Prices headed higher, though, as investors digested the data, which also showed China's property investment grew 10.5% in the first nine months of 2019, infrastructure investment rose 4.5% and industrial output outpaced forecasts at 5.8% in September. "There was a slight re-acceleration in property new starts growth, which is quite an important signal given a lot of pessimism about the Chinese property sector," said Nicholas Snowdon, an analyst at Deutsche Bank in London.
"There was also a slight pickup in infrastructure investment growth, so the two key drivers of on-shore metals demand were slightly on the positive side, but they're nothing to get too carried away about." A Singapore-based metals trader said China was likely to roll out further stimulus measures in sectors such as real estate and infrastructure to boost growth in the fourth quarter.
Three-month copper on the London Metal Exchange (LME) gained 1.2% to $5,806 a tonne in final open-outcry trading after edging up 0.2% a day earlier. The outlook for commodities in 2020 is expected to brighten, Capital Economics said in a note. "We expect global economic growth to pick up over the course of the year, which in turn will prompt a rise in investor risk appetite. Both developments should give a boost to commodities demand," said Caroline Bain, chief commodities economist.
LME benchmark zinc rose 0.7% to close at $2,457 a tonne, the highest since July 30. Some analysts have pointed to smelter shutdowns as tightening supply, but Deutsche Bank's Snowdon said that was not the only driver. "I think demand has held up better than expected, and that's supported refined imports at a higher level than would have been anticipated and in turn why the ex-China markets are staying tight," he said.

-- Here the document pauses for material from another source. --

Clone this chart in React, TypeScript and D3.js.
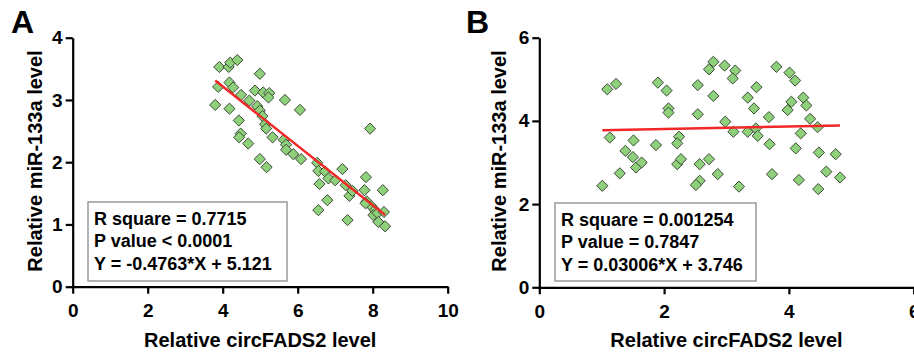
import { useEffect, useRef } from "react";
import * as d3 from "d3";

// panel A: circFADS2 vs miR-133a (negative correlation)
const aX = [3.91, 4.16, 4.2, 4.39, 3.8, 3.88, 4.18, 4.28, 4.18, 4.49, 4.43, 4.48, 4.44, 4.68, 4.71, 4.86, 4.99, 4.92, 4.99, 5.08, 5.24, 5.22, 5.06, 5.13, 5.16, 5.33, 4.99, 5.17, 5.66, 5.63, 5.69, 5.69, 5.88, 6.09, 6.06, 6.52, 6.55, 6.58, 6.73, 6.82, 7.0, 6.79, 6.55, 7.19, 7.28, 7.38, 7.46, 7.33, 7.82, 7.78, 7.84, 7.93, 7.97, 8.06, 8.02, 8.13, 8.27, 8.3, 8.15, 8.33, 7.81];
const aY = [3.53, 3.53, 3.6, 3.64, 2.92, 3.21, 3.28, 3.2, 2.86, 3.08, 2.67, 2.46, 2.4, 2.3, 2.99, 3.15, 3.42, 2.9, 2.83, 3.12, 3.11, 3.04, 2.74, 2.61, 2.54, 2.4, 2.05, 1.92, 3.0, 2.36, 2.28, 2.2, 2.13, 2.05, 2.84, 1.99, 1.86, 1.65, 1.85, 1.74, 1.71, 1.39, 1.23, 1.89, 1.63, 1.46, 1.54, 1.07, 1.76, 1.55, 1.37, 2.54, 1.29, 1.23, 1.15, 1.18, 1.55, 1.2, 1.04, 0.97, 1.34];
const aFit = { slope: -0.4763, intercept: 5.121 };
const aStats = ["R square = 0.7715", "P value < 0.0001", "Y = -0.4763*X + 5.121"];
const aXTicks = [0, 2, 4, 6, 8, 10];
const aYTicks = [0, 1, 2, 3, 4];

// panel B: no correlation
const bX = [1.01, 1.09, 1.23, 1.13, 1.38, 1.29, 1.51, 1.5, 1.55, 1.64, 1.87, 1.9, 2.04, 2.07, 2.07, 2.24, 2.21, 2.21, 2.27, 2.54, 2.54, 2.57, 2.57, 2.51, 2.72, 2.79, 2.79, 2.72, 2.86, 2.97, 3.14, 3.1, 2.98, 3.11, 3.2, 3.34, 3.44, 3.48, 3.34, 3.47, 3.5, 3.68, 3.69, 3.73, 3.8, 4.01, 4.1, 4.04, 3.98, 4.23, 4.28, 4.34, 4.19, 4.11, 4.16, 4.46, 4.48, 4.47, 4.6, 4.75, 4.82];
const bY = [2.44, 4.76, 4.89, 3.6, 3.28, 2.74, 3.53, 3.13, 2.88, 3.0, 3.42, 4.92, 4.73, 4.3, 4.2, 3.62, 3.46, 2.96, 3.08, 4.86, 4.16, 2.96, 2.56, 2.46, 5.24, 5.42, 4.6, 3.08, 2.72, 5.33, 5.21, 5.02, 3.98, 3.74, 2.42, 4.56, 4.3, 4.81, 3.74, 3.82, 3.64, 4.09, 3.44, 2.72, 5.3, 5.16, 4.97, 4.46, 4.26, 4.56, 4.37, 4.05, 3.7, 3.34, 2.58, 3.85, 3.24, 2.36, 2.78, 3.2, 2.64];
const bFit = { slope: 0.03006, intercept: 3.746 };
const bStats = ["R square = 0.001254", "P value = 0.7847", "Y = 0.03006*X + 3.746"];
const bXTicks = [0, 2, 4, 6];
const bYTicks = [0, 2, 4, 6];

const xTitle = "Relative circFADS2 level";
const yTitle = "Relative miR-133a level";

const FONT = "'Liberation Sans', Arial, Helvetica, sans-serif";

interface PanelProps {
  label: string;
  xs: number[];
  ys: number[];
  fit: { slope: number; intercept: number };
  stats: string[];
  xTicks: number[];
  yTicks: number[];
  xRange: [number, number];
  yRange: [number, number];
  box: { x: number; y: number; w: number; h: number };
  labelX: number;
  yTitleX: number;
}

function Panel(p: PanelProps) {
  const gRef = useRef<SVGGElement>(null);

  useEffect(() => {
    if (!gRef.current) return;
    const g = d3.select(gRef.current);
    g.selectAll("*").remove();

    const x = d3
      .scaleLinear()
      .domain([p.xTicks[0], p.xTicks[p.xTicks.length - 1]])
      .range(p.xRange);
    const y = d3
      .scaleLinear()
      .domain([p.yTicks[0], p.yTicks[p.yTicks.length - 1]])
      .range(p.yRange);

    const fmt = d3.format("d");

    // axes
    const xAxis = g
      .append("g")
      .attr("transform", `translate(0,${p.yRange[0]})`)
      .call(d3.axisBottom(x).tickValues(p.xTicks).tickFormat(fmt).tickSize(7).tickPadding(10).tickSizeOuter(0));
    const yAxis = g
      .append("g")
      .attr("transform", `translate(${p.xRange[0]},0)`)
      .call(d3.axisLeft(y).tickValues(p.yTicks).tickFormat(fmt).tickSize(7).tickPadding(3).tickSizeOuter(0));

    [xAxis, yAxis].forEach((ax) => {
      ax.select(".domain").attr("stroke", "#000").attr("stroke-width", 2.2);
      ax.selectAll(".tick line").attr("stroke", "#000").attr("stroke-width", 2.2);
      ax.selectAll(".tick text")
        .attr("fill", "#000")
        .style("font-family", FONT)
        .style("font-size", "19px")
        .style("font-weight", "bold");
    });

    // titles
    g.append("text")
      .attr("x", (p.xRange[0] + p.xRange[1]) / 2)
      .attr("y", 347)
      .attr("text-anchor", "middle")
      .style("font-family", FONT)
      .style("font-size", "20px")
      .style("font-weight", "bold")
      .text(xTitle);

    g.append("text")
      .attr("transform", `translate(${p.yTitleX},161) rotate(-90)`)
      .attr("text-anchor", "middle")
      .style("font-family", FONT)
      .style("font-size", "20px")
      .style("font-weight", "bold")
      .text(yTitle);

    g.append("text")
      .attr("x", p.labelX)
      .attr("y", 33)
      .style("font-family", FONT)
      .style("font-size", "32px")
      .style("font-weight", "bold")
      .text(p.label);

    // stats box
    g.append("rect")
      .attr("x", p.box.x)
      .attr("y", p.box.y)
      .attr("width", p.box.w)
      .attr("height", p.box.h)
      .attr("fill", "#fff")
      .attr("stroke", "#9a9a9a")
      .attr("stroke-width", 1.5);

    g.append("g")
      .selectAll("text")
      .data(p.stats)
      .join("text")
      .attr("x", p.box.x + 6)
      .attr("y", (_, i) => p.box.y + 23 + i * 22.3)
      .style("font-family", FONT)
      .style("font-size", "18px")
      .style("font-weight", "bold")
      .text((d) => d);

    // points
    const pts = p.xs.map((v, i) => [v, p.ys[i]] as [number, number]);
    const r = 5.6;
    g.append("g")
      .selectAll("path")
      .data(pts)
      .join("path")
      .attr("d", (d) => {
        const cx = x(d[0]);
        const cy = y(d[1]);
        return `M${cx},${cy - r}L${cx + r},${cy}L${cx},${cy + r}L${cx - r},${cy}Z`;
      })
      .attr("fill", "#8fd07a")
      .attr("stroke", "#3c4a3a")
      .attr("stroke-width", 1);

    // regression line
    const [xmin, xmax] = d3.extent(p.xs) as [number, number];
    const line = d3
      .line<number>()
      .x((d) => x(d))
      .y((d) => y(p.fit.slope * d + p.fit.intercept));
    g.append("path")
      .attr("d", line([xmin, xmax]))
      .attr("fill", "none")
      .attr("stroke", "#f02828")
      .attr("stroke-width", 2.5);
  }, [p]);

  return <g ref={gRef} />;
}

export default function App() {
  return (
    <svg
      width={914}
      height={355}
      style={{ position: "absolute", left: 0, top: 0, background: "#fff" }}
    >
      <rect width={914} height={355} fill="#fff" />
      <Panel
        label="A"
        xs={aX}
        ys={aY}
        fit={aFit}
        stats={aStats}
        xTicks={aXTicks}
        yTicks={aYTicks}
        xRange={[72.7, 447.7]}
        yRange={[286.7, 37.7]}
        box={{ x: 88, y: 202, w: 199, h: 79 }}
        labelX={11}
        yTitleX={42}
      />
      <Panel
        label="B"
        xs={bX}
        ys={bY}
        fit={bFit}
        stats={bStats}
        xTicks={bXTicks}
        yTicks={bYTicks}
        xRange={[539.3, 913.7]}
        yRange={[287.3, 37.7]}
        box={{ x: 555, y: 203, w: 201, h: 78 }}
        labelX={466}
        yTitleX={506}
      />
    </svg>
  );
}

The premium of LME cash lead over the three-month contract surged to $21.75 a tonne by Thursday's close, the highest since August and up from $8 a day earlier, indicating tight nearby supplies in LME warehouses. The shortages were also linked to a large position, traders said, after LME data showed one party held 80-89% of available inventories and short-term futures. LME lead gave up 0.4% to $2,181 a tonne, reversing direction after hitting $2,214.50, the highest since July last year. LME aluminium rose 0.6% to finish at $1,738 a tonne, nickel dipped 0.3% to $16,230 and tin shed 1.2% to $16,950.